Flucht und Migration

AWO: "Deutschland muss alle Kinder schützen - kein Kind gehört in Abschiebehaft"

Das zuständige Jugendamt sollte umgehend unterrichtet werden, wenn ein unbegleiteter minderjähriger Flüchtling in einem Clearinghaus aufgenommen wird. Die Einrichtung von Vormundschaften muss möglichst zeitnah erfolgen.

10.03.2010

Wochenlang hatte Davi M. in der Abschiebehaftanstalt Hamburg die Nahrung verweigert - dann erhängte sich der 17jährige alleinstehende Flüchling am Sonntag im Zentralkrankenhaus der Untersuchungshaftanstalt.
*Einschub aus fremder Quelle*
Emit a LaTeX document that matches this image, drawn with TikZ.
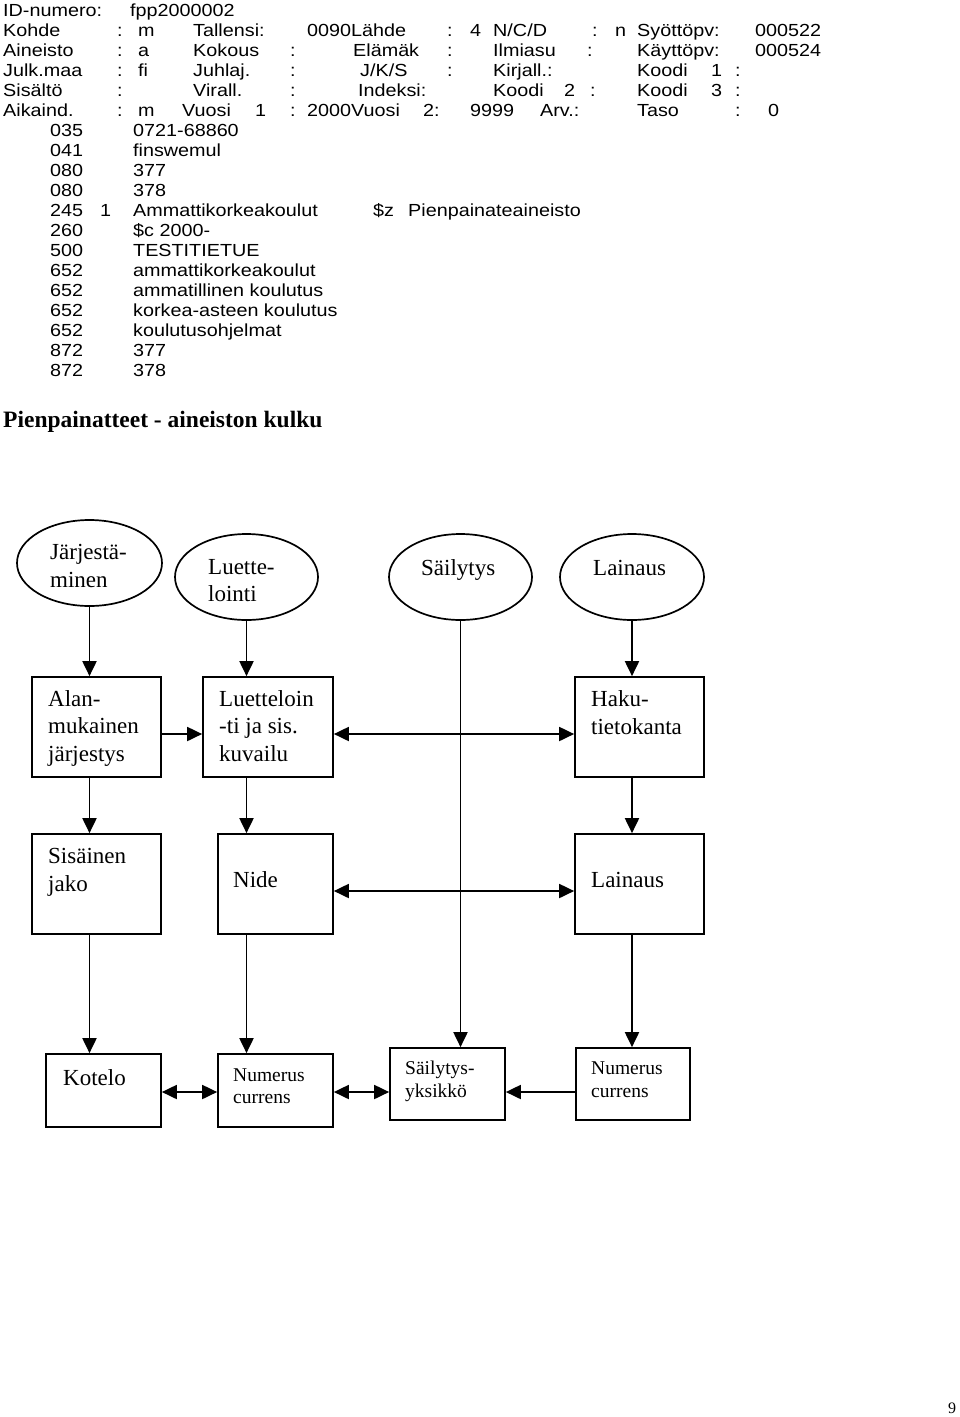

Angesichts dieses traurigen Ereignisses fordert die AWO erneut, dass in Deutschland endlich keine Kinder und Jugendlichen mehr in Abschiebehaft gesteckt werden.

"Kinder, die allein nach Deutschland geflohen sind, brauchen sofortigen Schutz und kindgerechte Unterstützung", betont Katharina Vogt, Referentin für Flüchtlingssozialarbeit des AWO Bundesverbandes. Die Politik müsse endlich handeln und die Forderungen "Flüchtlingskinder in Deutschland - Politischer und gesellchaftlicher Handlungsbedarf" umsetzen, die von mehreren Verbänden zum 20. Jubiläum der UN Kinderrechtskonvention herausgegeben wurden. 

Demnach gewährt das Sozialgesetzbuch (§ 42 SGB VIII) allein geflüchteten Kindern den besonderen Schutz der Jugendhilfe durch die Inobhutnahme. Es muss daher sichergestellt sein, dass in allen Bundesländern Clearinghäuser zur Verfügung stehen, in denen ein qualifiziertes Clearingverfahren stattfinden kann. Dort stehen die Sicherung der Grundbedürfnisse und die Förderung des Kindes oder Jugendlichen im Mittelpunkt.

Doch in der Praxis führt die Verfahrensfähigkeit für Jugendliche ab dem 16. Lebensjahr dazu, dass häufig ohne jede Beratung und noch bevor ein Vormund bestellt wurde, ein Asylverfahren eingeleitet wird. "Tatsächlich werden Traumatisierungen, ausgelöst durch Ereignisse im Heimatland oder auf der Flucht, in diesem frühen Stadium selten erkannt und werden daher oft nicht in der Asylentscheidung beachtet", kritisiert der AWO Bundesverband. Die asyl- und ausländerrechtliche Verfahrensfähigkeit ab dem 16. Geburtstag sollte deshalb abgeschafft werden.

"Aus humanitären und kinderrechtsspezifischen Gründen sollten Minderjährige grundsätzlich nicht in Abschiebehaft genommen werden, zumal sie nur selten für die Umstände, die zur Haft führen, verantwortlich sind", fordert der AWO Bundesverband.

Fachkreise schätzen, dass 3.000 bis 6.000 Kinder ohne Eltern als unbegleitete minderjährige Flüchtlinge in Deutschland leben. Diese Kinder leben hier, weil in ihren Ländern Diktaturen, Bürgerkrieg und Terror herrschen oder sie aus politischen, ethnischen oder religiösen Gründen verfolgt wurden; andere Kinder sind Opfer von Kinderhandel oder Zwangsprostitution geworden oder haben in ihrer Heimat keine Überlebensperspektive. 

Herausgeber: Arbeiterwohlfahrt - Bundesverband e.V.